I can go both ways on that. I feel that it’s morally reprehensible for a restaurant owner to underpay the staff and have them depend on the largess of the customers to make up the difference in their salary. And then take part of that. I can understand that busboys and cook staff don’t get tips other than what the waitstaff offers but then cooks get paid more. Just saying.
You understand completely. I’ll bet you did a great job. If you do your job well and consistently, you make out.
Not only you, but your employer. People DO go to places for great service...granted, if the product isn’t great, service generally isn’t going to cover that flaw. But if things are anywhere near each other in product quality, service wins out.
ditto
Methinks that ‘pastor’-ess is a member of one of those churches that promote socialism (that the gov should take care of the flock). IE....Black Liberation Theology. Not a church at all. As with Jim Jones.
It's like getting a real back massage for $50 or getting a $1 mechanical chair massage.

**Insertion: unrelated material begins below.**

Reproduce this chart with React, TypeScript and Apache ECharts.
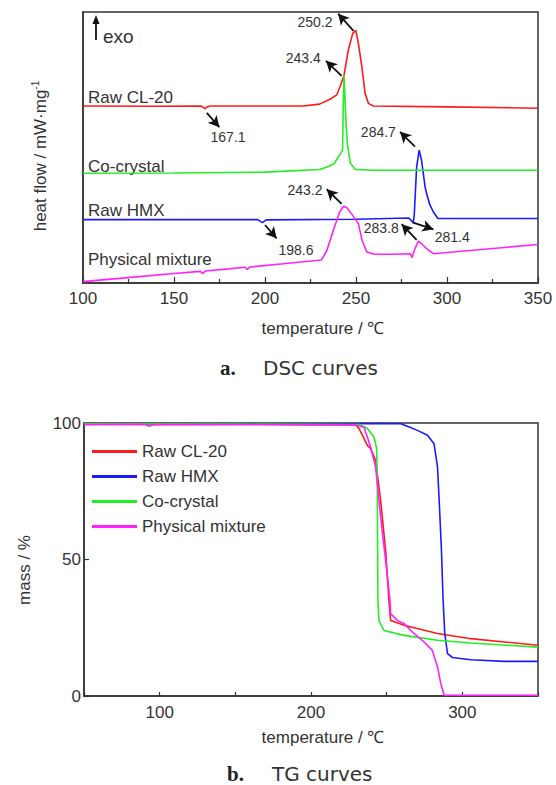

I think it is more rare to run across a pastor writing such ignorance.
Then the @sshole employer should pay them what they are worth.
Instead they get to advertize that $2.99 steak sandwich and make their profit by stealing the wage of the server and getting the suckers who go in to take advantage of the bargain prices, only to discover that they must pay a toll to the server.
You don't like the pay take it up with the employer. Good luck getting him to raise his price in order to pay you a living wage.
There are advantages to a system where service providers feel they have to earn their pay. There are also disadvantages in that the same system allows many service providers to receive unjust rates of pay. But of course you recognize that if you don’t pay an adequate tip, it’s the waitress who gets gypped.
And the wait staff at Applebee's doesn't "demand" a tip. It is automatically added to the bill by Applebee's if the table has 5 (I think) or more people to serve.
Thank you very much for that response. I really don't want to divert the thread any more than I have already. I'll just mention that FReepers not familiar with Frances Perkins would be well-served (pun partly intended) to read more about that despicable woman. Along with fellow travelers Harry Hopkins and Henry Wallace, that satanic trio set the stage for Barack Hussein Obama. They all share the common trait of never having worked an honest day in their lives.
Our kids are working their way through school serving tables.
They get stiffed the most by high school students and worthy Mormon priests in white shirts and ties. They see them coming and pretty much plan on no tip.
i think you sum it up well.
I tip fairly well for great service and a great meal, usually 20%, but the opportunities to do so for me are becoming less and less frequent. Money is much more dear than it was five years ago.
If it’s acceptable service for a decent meal, the scale slides downward. Fifteen, maybe even as low as ten if the server didn’t really have to bust his or her hump too much to take care of my table.
Bad service, whether it’s incompetence, inattention or just a nasty disposition will earn a dollar no matter what, unless the bill is under ten, another increasingly rare thing.
The people who absolutely DEMAND a tip are invariably the least capable of earning one, in my exposure.
Don’t get me started on automatic gratuity, the service is always mediocre. They know they’re getting it anyway, no reason to put that much effort into it.